[Plotting code records]

# # # #

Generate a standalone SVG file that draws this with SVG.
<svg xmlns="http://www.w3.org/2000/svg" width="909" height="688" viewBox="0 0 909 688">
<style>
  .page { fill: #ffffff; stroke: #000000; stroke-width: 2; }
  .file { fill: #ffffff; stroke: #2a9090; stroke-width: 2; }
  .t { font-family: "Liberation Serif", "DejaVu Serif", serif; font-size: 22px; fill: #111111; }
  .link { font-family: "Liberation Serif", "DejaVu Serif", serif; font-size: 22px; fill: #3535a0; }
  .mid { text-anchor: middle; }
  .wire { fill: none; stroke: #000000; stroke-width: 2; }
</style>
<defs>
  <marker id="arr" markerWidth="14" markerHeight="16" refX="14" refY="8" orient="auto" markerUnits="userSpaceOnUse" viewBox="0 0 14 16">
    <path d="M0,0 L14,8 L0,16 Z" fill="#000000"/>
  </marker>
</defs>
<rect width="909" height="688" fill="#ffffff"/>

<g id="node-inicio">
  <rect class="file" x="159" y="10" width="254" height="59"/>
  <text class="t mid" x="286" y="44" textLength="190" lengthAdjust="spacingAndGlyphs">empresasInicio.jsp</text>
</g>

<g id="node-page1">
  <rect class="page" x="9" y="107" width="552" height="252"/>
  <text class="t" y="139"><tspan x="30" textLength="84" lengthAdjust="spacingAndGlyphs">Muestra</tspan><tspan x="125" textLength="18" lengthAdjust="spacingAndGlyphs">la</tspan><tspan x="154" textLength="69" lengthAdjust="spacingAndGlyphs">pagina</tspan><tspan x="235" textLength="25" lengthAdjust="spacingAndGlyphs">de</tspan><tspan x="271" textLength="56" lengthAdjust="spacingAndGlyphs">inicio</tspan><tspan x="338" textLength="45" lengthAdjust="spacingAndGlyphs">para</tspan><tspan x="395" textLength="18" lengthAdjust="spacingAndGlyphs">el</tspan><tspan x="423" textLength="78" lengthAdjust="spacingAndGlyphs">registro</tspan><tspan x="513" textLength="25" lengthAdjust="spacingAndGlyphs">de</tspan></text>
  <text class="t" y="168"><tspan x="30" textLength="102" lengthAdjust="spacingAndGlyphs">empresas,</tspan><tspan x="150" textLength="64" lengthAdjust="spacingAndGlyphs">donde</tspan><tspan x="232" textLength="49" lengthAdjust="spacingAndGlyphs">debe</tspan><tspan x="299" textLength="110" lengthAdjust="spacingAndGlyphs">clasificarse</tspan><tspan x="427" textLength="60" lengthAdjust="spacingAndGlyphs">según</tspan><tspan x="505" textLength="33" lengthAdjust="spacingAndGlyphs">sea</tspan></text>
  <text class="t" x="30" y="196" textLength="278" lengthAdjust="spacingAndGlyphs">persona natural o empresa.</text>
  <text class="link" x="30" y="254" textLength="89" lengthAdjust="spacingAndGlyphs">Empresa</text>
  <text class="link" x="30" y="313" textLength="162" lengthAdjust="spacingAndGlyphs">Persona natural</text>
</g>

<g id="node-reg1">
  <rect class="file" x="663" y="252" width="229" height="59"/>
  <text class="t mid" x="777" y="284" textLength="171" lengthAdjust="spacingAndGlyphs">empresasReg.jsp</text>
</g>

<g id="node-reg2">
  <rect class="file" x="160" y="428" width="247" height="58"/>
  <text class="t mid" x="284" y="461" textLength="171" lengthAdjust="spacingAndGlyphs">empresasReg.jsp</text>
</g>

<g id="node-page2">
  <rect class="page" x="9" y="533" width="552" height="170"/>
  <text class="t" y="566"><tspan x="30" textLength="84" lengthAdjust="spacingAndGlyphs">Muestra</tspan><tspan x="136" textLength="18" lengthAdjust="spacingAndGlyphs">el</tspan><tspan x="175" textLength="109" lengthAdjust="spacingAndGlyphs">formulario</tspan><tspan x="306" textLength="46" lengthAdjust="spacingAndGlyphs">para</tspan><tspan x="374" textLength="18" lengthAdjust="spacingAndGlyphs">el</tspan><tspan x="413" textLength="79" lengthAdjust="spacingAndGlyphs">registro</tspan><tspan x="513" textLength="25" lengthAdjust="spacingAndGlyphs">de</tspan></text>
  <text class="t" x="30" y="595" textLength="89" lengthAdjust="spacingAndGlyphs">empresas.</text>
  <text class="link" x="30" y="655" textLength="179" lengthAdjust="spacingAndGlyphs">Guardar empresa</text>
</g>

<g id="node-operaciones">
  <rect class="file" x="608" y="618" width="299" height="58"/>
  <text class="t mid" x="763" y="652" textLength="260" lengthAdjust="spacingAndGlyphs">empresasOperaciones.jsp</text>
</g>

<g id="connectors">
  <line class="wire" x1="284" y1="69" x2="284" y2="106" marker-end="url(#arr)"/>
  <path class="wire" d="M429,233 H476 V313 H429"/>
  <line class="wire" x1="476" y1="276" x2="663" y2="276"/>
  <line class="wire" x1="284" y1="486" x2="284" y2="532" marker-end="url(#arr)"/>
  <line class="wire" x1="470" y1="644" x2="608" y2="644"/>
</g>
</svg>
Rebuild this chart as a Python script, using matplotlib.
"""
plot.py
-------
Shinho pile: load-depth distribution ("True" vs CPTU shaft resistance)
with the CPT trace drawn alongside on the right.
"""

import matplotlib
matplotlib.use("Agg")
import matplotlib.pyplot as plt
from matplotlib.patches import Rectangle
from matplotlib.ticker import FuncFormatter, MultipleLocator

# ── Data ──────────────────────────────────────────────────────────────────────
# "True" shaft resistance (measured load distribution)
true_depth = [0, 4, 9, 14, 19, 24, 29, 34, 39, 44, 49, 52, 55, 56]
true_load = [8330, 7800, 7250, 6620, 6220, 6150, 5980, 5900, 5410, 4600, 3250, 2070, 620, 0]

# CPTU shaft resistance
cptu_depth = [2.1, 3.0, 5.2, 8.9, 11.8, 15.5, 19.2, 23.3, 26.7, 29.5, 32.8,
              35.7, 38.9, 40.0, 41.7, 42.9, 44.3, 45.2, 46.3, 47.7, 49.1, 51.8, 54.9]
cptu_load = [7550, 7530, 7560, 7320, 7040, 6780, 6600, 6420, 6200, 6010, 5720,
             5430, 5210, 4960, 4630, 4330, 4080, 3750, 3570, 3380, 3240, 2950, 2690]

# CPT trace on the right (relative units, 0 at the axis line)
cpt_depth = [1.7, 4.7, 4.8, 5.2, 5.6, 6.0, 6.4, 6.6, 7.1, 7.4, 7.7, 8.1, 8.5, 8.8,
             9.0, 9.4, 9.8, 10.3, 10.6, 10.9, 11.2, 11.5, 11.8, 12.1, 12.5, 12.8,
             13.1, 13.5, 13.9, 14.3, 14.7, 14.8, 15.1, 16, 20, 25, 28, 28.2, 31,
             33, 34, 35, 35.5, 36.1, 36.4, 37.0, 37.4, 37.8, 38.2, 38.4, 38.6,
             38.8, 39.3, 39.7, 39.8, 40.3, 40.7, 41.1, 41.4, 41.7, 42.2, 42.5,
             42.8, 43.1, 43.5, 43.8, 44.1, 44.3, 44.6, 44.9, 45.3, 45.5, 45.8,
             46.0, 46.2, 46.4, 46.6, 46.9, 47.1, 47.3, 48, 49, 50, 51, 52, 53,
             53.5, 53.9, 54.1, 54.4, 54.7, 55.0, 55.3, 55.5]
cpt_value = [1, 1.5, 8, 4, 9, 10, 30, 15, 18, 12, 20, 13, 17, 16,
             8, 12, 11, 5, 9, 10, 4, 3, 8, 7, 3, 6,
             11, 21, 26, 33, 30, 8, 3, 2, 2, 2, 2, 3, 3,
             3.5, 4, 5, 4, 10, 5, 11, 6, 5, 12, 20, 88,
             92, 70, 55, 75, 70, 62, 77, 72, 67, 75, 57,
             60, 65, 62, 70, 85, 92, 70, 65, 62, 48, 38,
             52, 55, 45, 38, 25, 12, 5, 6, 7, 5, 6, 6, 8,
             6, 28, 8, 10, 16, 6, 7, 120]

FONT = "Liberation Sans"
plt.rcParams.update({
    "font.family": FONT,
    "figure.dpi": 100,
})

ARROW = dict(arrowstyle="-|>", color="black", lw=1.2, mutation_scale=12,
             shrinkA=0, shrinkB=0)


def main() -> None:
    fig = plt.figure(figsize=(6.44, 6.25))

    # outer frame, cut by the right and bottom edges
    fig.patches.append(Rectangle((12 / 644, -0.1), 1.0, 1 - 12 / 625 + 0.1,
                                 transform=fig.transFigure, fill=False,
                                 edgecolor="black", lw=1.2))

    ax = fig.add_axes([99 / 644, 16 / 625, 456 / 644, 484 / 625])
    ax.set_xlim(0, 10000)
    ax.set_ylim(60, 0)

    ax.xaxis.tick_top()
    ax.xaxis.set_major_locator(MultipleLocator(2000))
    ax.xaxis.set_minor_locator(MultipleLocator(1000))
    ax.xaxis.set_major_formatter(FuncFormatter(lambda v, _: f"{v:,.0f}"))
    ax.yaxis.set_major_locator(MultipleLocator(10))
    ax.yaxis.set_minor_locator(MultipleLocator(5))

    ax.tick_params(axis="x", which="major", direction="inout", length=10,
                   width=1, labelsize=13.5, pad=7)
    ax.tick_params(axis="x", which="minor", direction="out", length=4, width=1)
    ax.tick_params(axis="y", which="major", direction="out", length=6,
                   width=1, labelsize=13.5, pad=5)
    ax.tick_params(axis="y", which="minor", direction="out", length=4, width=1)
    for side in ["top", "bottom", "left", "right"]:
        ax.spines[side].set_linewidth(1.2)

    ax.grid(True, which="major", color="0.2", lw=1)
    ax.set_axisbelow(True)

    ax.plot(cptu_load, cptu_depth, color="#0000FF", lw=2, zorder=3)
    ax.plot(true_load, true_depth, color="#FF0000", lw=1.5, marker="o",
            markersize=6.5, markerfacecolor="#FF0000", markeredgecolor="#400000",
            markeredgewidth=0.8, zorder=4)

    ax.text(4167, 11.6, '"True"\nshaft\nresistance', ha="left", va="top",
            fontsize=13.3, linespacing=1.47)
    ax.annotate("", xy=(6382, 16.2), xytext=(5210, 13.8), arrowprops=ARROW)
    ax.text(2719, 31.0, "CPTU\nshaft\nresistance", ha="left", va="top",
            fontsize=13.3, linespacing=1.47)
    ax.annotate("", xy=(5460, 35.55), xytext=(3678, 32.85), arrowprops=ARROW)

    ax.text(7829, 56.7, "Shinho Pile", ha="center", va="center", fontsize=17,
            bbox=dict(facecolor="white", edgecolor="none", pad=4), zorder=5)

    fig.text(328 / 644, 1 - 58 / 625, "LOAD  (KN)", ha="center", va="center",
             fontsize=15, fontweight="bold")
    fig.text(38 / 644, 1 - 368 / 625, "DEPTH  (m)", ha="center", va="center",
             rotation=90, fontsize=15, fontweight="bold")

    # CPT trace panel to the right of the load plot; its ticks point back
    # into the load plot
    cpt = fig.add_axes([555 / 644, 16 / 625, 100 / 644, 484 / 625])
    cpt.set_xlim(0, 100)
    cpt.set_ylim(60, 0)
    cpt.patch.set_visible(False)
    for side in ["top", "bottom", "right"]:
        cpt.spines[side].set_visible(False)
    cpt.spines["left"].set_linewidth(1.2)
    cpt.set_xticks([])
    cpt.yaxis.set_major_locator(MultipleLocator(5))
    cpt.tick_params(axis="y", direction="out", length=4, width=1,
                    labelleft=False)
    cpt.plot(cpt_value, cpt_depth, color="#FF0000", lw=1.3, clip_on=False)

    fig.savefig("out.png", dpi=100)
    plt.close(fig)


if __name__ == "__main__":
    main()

# # # #

WHAT IS EXPECTED: Copy every line of the listing where the word "file" appears.

COMPLETE RESPONSE:
Generate a standalone SVG file that draws this with SVG.
  .file { fill: #ffffff; stroke: #2a9090; stroke-width: 2; }
  <rect class="file" x="159" y="10" width="254" height="59"/>
  <rect class="file" x="663" y="252" width="229" height="59"/>
  <rect class="file" x="160" y="428" width="247" height="58"/>
  <rect class="file" x="608" y="618" width="299" height="58"/>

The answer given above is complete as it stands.